A/N: Ficlet, ahoy ! (I didn't even know I 'shipped this pairing until tonight.)


You eventually do make it into the history books, but you're remembered for all the wrong things. As if dying young somehow made you brave. You would have hated that. Your older brother was the brave one, after all, and look where that landed him-Gryffindor house, the Potters' spare room, and (though you didn't live to see it) a cell in Azkaban.

No one ever mentions how bright you must have been, to find the horcrux all on your own. You solved that riddle before anyone, before Dumbledore, even, but that bit always gets left out. No one ever calls you handsome or patient or kind. (You were all these things, much to your own chagrin.) No one even wonders why you did it, which is odd, since you didn't have to. You had nothing to gain. You were a Death Eater. You were a Black. You were safe. (You were in love, too, but there's no way they could know that.)

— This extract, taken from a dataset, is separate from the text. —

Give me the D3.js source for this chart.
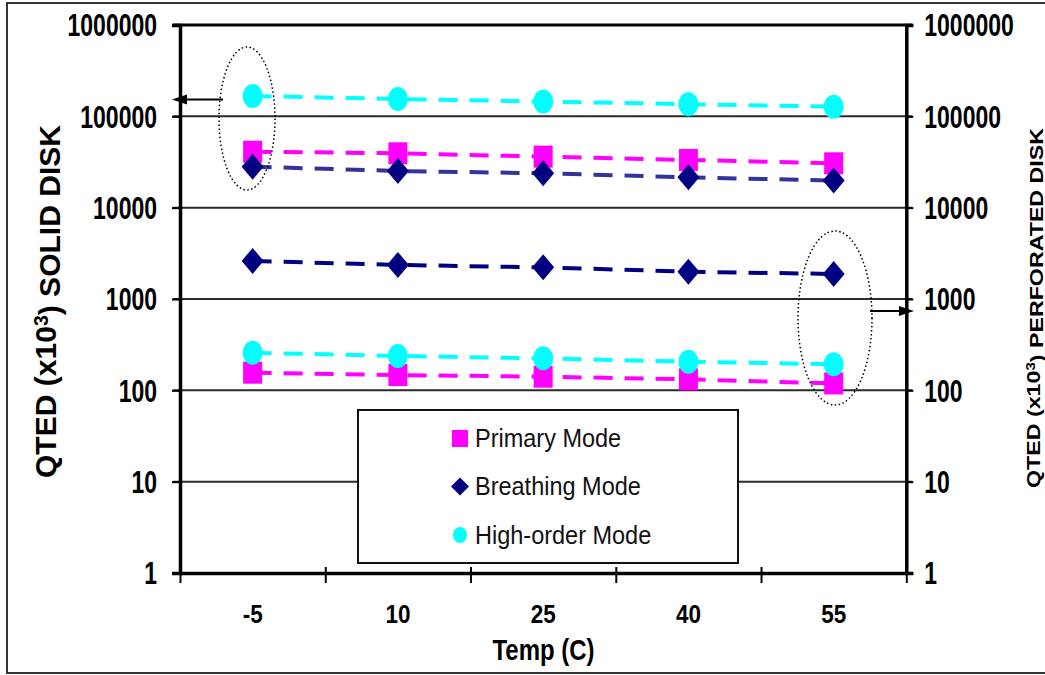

Still, it could be worse. You could be remembered as a schoolteacher.

You would have almost found it worth it, to lose him to that woman, if you could have heard what they called him at his funeral, those people who thought they'd known him. They called him "brave," too (as though he'd never run from what was right). They called him "noble" (as though he'd never been a beast). They called him "teacher" (as though he'd never been naive). They called him "husband" (as though he'd never been yours).